Isn’t she droll, this 65-year-old woman dandling her adopted three-year-old on her knee? (Of course age limits don’t apply to her either, silly: She’s Joyce Sterkel!)

How did the ranch get away with this? The obvious answer is that nobody cares much about certifications and background checks for people who work with children as long as they have a place to send kids they can’t handle. (Naturally, this article includes a ringing endorsement from parents who believe the ranch is doing just peachy.) But if you read the earlier article, you’ll remember there’s a second answer: They declared themselves a church of sorts.

Yes, the Ranch for Kids is an “adjunct ministry” (of a church that hasn’t yet been deemed a church), and that means it can do whatever it wants. It’s worse than I knew, though: there’s no clergy, yet some guy runs around baptizing, proselytizing, “youth pastoring” and counseling kids with no qualifications whatever (surely the article would have mentioned them). Parents pay $3, 500 a month to keep their children here. There are “twenty-five to thirty” of them (damn, I hope someone’s counting!). I don’t think not being able to afford a license is the problem, and, as we’ll see, Sterkel doesn’t even pretend it is.

The government, of course, is not buying the ministry story:

The state charges that Sterkel is using the exemption to sidestep PAARP’s fees and regulations, and argues in its lawsuit that neither the Ranch for Kids nor the religious organization it partnered with qualifies as a real church or ministry.

That time she turned away the Russian consulate? “[The visit] was just a big publicity stunt.”  And they weren’t going to get away with it, either. Why?

“This is a foreign government trying to come onto private property, into a private business in Montana,” Sterkel said. (Wait a minute, I thought it was a ministry. I wonder what the tax situation is here?) Continuing to explain why she wouldn’t let anyone in to see the children, she added, “We’re an open book.”

Again, here are the things Ms. Sterkel thinks don’t matter:

The PAARP board declined to renew the ranch’s license in June 2010 after an inspection found problems, including a failure to show that the ranch’s buildings were up to code. The inspection also found that the ranch lacked a disaster plan and did not require background checks for employees. Sterkel also denied the board information about the children, according to court filings by Tapper, the PAARP attorney.

Sterkel said she’d be more inclined to cooperate if she believed the state board had the children’s best interests in mind.

“If safety was an issue, truly an issue, they would have shut us down by now. The issue is control. They want us to dance their tune,” she said.

Bullshit, lady. There are reasons to run background checks. There are reasons to make sure buildings will not fall in on people. There are reasons for disaster plans. Lots of them. Really good reasons, reasons that people who care about the best interests of children grasp immediately. And the idea that the ranch would have been shut down by now if anything bad were going on is ludicrous…or did I miss the Catholic Church’s getting shut down because it put so very many children in danger? No? Didn’t think so.
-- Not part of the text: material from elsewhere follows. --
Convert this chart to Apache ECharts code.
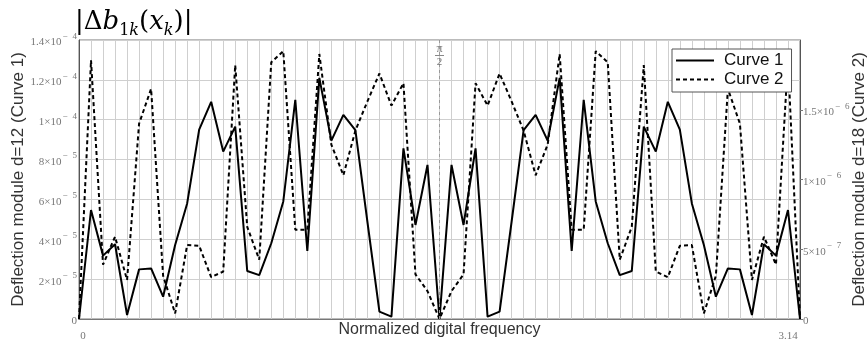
<!DOCTYPE html>
<html>
<head>
<meta charset="utf-8">
<script src="https://cdn.jsdelivr.net/npm/echarts@6/dist/echarts.min.js"></script>
<style>html,body{margin:0;padding:0;background:#fff}#c{width:867px;height:347px}</style>
</head>
<body>
<div id="c"></div>
<script>
// normalized digital frequency samples k*pi/60, k = 0..60
const freqCategories = Array.from({length: 61}, (_, k) => (k * Math.PI / 60).toFixed(4));
const xTickLabels = ['0', '3.14'];

// Curve 1 (d=12), units of 1e-5
const curve1 = [0, 5.47, 3.18, 3.75, 0.2, 2.49, 2.54, 1.12, 3.71, 5.8, 9.5, 10.9, 8.4, 9.65, 2.41, 2.2, 3.8, 5.9, 11.0, 3.41, 12.1,
  8.95, 10.24, 9.48, 4.88, 0.37, 0.12, 8.56, 4.72, 7.73, 0,
  7.73, 4.72, 8.56, 0.12, 0.37, 4.88, 9.48, 10.24, 8.95,
  12.1, 3.41, 11.0, 5.9, 3.8, 2.2, 2.41, 9.65, 8.4, 10.9, 9.5, 5.8, 3.71, 1.12, 2.54, 2.49, 0.2, 3.75, 3.18, 5.47, 0];

// Curve 2 (d=18), units of 1e-7
const curve2 = [0, 18.55, 3.9, 5.9, 2.8, 14.0, 16.5, 3.1, 0.4, 5.3, 5.25, 3.0, 3.4, 18.2, 6.6, 4.25, 18.4, 19.2, 6.4, 6.4, 19.0,
  12.5, 10.3, 13.5, 15.6, 17.6, 15.3, 16.9, 3.2, 2.0, 0,
  2.0, 3.2, 16.9, 15.3, 17.6, 15.6, 13.5, 10.3, 12.5,
  19.0, 6.4, 6.4, 19.2, 18.4, 4.25, 6.6, 18.2, 3.4, 3.0, 5.25, 5.3, 0.4, 3.1, 16.5, 14.0, 2.8, 5.9, 3.9, 18.55, 0];

// tick labels: [mantissa, exponent]
const leftTicks = [['0', ''], ['2', '5'], ['4', '5'], ['6', '5'], ['8', '5'], ['1', '4'], ['1.2', '4'], ['1.4', '4']];
const rightTicks = [['0', ''], ['5', '7'], ['1', '6'], ['1.5', '6']];
const seriesNames = ['Curve 1', 'Curve 2'];

const tickFmt = (ticks) => (v, i) => {
  const t = ticks[i];
  if (!t) return '';
  if (!t[1]) return '{m|' + t[0] + '}';
  return '{m|' + t[0] + '×10}{e|−}{f|' + t[1] + '}';
};
const tickRich = {
  m: {fontFamily: 'Liberation Serif', fontSize: 11, color: '#777', lineHeight: 16, verticalAlign: 'bottom'},
  e: {fontFamily: 'Liberation Serif', fontSize: 9, color: '#777', lineHeight: 16, verticalAlign: 'top', padding: [0, 0, 0, 1]},
  f: {fontFamily: 'Liberation Serif', fontSize: 9, color: '#777', lineHeight: 16, verticalAlign: 'top', padding: [0, 0, 0, 5]}
};

const chart = echarts.init(document.getElementById('c'), null, {renderer: 'canvas'});
chart.setOption({
  animation: false,
  backgroundColor: '#fff',
  title: {
    left: 70, top: 0,
    text: '{a||Δ}{b|b}{s|1}{t|k}{a|(}{b|x}{t|k}{a|)|}',
    textStyle: {
      fontWeight: 'normal',
      rich: {
        a: {fontFamily: 'DejaVu Serif', fontWeight: 'normal', fontSize: 26, color: '#000', lineHeight: 34, verticalAlign: 'middle'},
        b: {fontFamily: 'DejaVu Serif', fontWeight: 'normal', fontStyle: 'italic', fontSize: 26, color: '#000', lineHeight: 34, verticalAlign: 'middle'},
        s: {fontFamily: 'DejaVu Serif', fontWeight: 'normal', fontSize: 16, color: '#000', lineHeight: 34, verticalAlign: 'bottom'},
        t: {fontFamily: 'DejaVu Serif', fontWeight: 'normal', fontStyle: 'italic', fontSize: 16, color: '#000', lineHeight: 34, verticalAlign: 'bottom'}
      }
    }
  },
  legend: {
    data: seriesNames,
    orient: 'vertical',
    left: 672, top: 49,
    backgroundColor: '#fff',
    borderColor: '#555', borderWidth: 1, borderRadius: 0,
    padding: [3, 8, 4, 3],
    itemWidth: 38, itemHeight: 14, itemGap: 2,
    itemStyle: {opacity: 0},
    textStyle: {fontFamily: 'Liberation Sans', fontSize: 17, color: '#111', padding: [0, 0, 0, 5]}
  },
  grid: {left: 79, right: 67, top: 40, bottom: 28, show: true, borderColor: '#777', borderWidth: 1, outerBoundsMode: 'none', containLabel: false},
  xAxis: [{
    type: 'category',
    data: freqCategories,
    boundaryGap: false,
    name: 'Normalized digital frequency',
    nameLocation: 'middle',
    nameGap: 3,
    nameMoveOverlap: false,
    nameTextStyle: {fontFamily: 'Liberation Sans', fontSize: 16, color: '#333', verticalAlign: 'top'},
    axisLine: {show: true, lineStyle: {color: '#555', width: 1}},
    axisTick: {show: false},
    axisLabel: {
      interval: 0, margin: 12,
      formatter: (v, i) => i === 0 ? '{a|' + xTickLabels[0] + '}' : (i === freqCategories.length - 1 ? '{b|' + xTickLabels[1] + '}' : ''),
      rich: {
        a: {fontFamily: 'Liberation Serif', fontSize: 11, color: '#777', padding: [0, 0, 0, 8]},
        b: {fontFamily: 'Liberation Serif', fontSize: 11, color: '#777', padding: [0, 24, 0, 0]}
      }
    },
    splitLine: {show: true, interval: 0, lineStyle: {color: '#cfcfcf', width: 1}}
  }, {
    type: 'category',
    data: freqCategories,
    boundaryGap: false,
    position: 'top',
    z: 5,
    axisLine: {show: true, lineStyle: {color: '#777', width: 1}},
    axisTick: {show: false},
    axisLabel: {show: false},
    splitLine: {show: false}
  }],
  yAxis: [{
    type: 'value',
    min: 0, max: 14, interval: 2,
    name: 'Deflection module d=12 (Curve 1)',
    nameLocation: 'middle',
    nameGap: 52,
    nameMoveOverlap: false,
    nameTextStyle: {fontFamily: 'Liberation Sans', fontSize: 17, color: '#333'},
    axisLine: {show: true, lineStyle: {color: '#555'}},
    axisTick: {show: false},
    axisLabel: {margin: 2, formatter: tickFmt(leftTicks), rich: tickRich},
    splitLine: {show: true, lineStyle: {color: '#cfcfcf', width: 1}}
  }, {
    type: 'value',
    min: 0, max: 20, interval: 5,
    position: 'right',
    name: 'Deflection module d=18 (Curve 2)',
    nameLocation: 'middle',
    nameGap: 51,
    nameRotate: 90,
    nameMoveOverlap: false,
    nameTextStyle: {fontFamily: 'Liberation Sans', fontSize: 17, color: '#333'},
    axisLine: {show: true, lineStyle: {color: '#555'}},
    axisTick: {show: true, length: 3, lineStyle: {color: '#777'}},
    axisLabel: {margin: 3, showMaxLabel: false, formatter: tickFmt(rightTicks), rich: tickRich},
    splitLine: {show: false}
  }],
  series: [{
    name: seriesNames[0],
    type: 'line',
    yAxisIndex: 0,
    data: curve1,
    symbol: 'none',
    z: 3,
    lineStyle: {color: '#000', width: 2, type: 'solid'},
    itemStyle: {color: '#000'},
    markLine: {
      silent: true, symbol: 'none',
      lineStyle: {color: '#999', width: 1, type: [3, 3]},
      label: {show: false},
      data: [{xAxis: freqCategories[30]}]
    },
    markPoint: {
      symbol: 'circle', symbolSize: 0, silent: true,
      label: {
        show: true, position: 'bottom', distance: 3,
        formatter: '{n|π}\n{b| }\n{d|2}',
        rich: {
          n: {fontFamily: 'Liberation Serif', fontSize: 12, color: '#777', lineHeight: 11, align: 'center'},
          b: {width: 9, height: 1, lineHeight: 3, backgroundColor: '#888', fontSize: 1, align: 'center'},
          d: {fontFamily: 'Liberation Serif', fontSize: 11, color: '#777', lineHeight: 11, align: 'center'}
        }
      },
      data: [{coord: [freqCategories[30], 14]}]
    }
  }, {
    name: seriesNames[1],
    type: 'line',
    yAxisIndex: 1,
    data: curve2,
    symbol: 'none',
    z: 2,
    lineStyle: {color: '#000', width: 2, type: [4, 3]},
    itemStyle: {color: '#000'}
  }]
});
</script>
</body>
</html>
I’m not saying Ms. Sterkel is running a combination child brothel and Mrs. Lovett’s Meat Pie Shop. But she could be, and nobody would ever know as long as she kept stalling like she’s stalling now. The state has let this go on for years now, and sue me if I think it’s because the parents of the children don’t have anywhere else to send them.

And that sucks, but I don’t think troubled children should be in the hands of a woman who thinks she’s above all earthly laws. Not at all. (Shit, I don’t think such people should be allowed to own goldfish or walk around loose.)

The good news? They’re probably going to get rid of the horseshit “adjunct ministry” designation:

Even if the judge sides with Sterkel and the ranch, however, it may not matter. A bill introduced in the Montana legislature calls for eliminating the adjunct ministry exemption, which would force Sterkel into licensure or close her doors.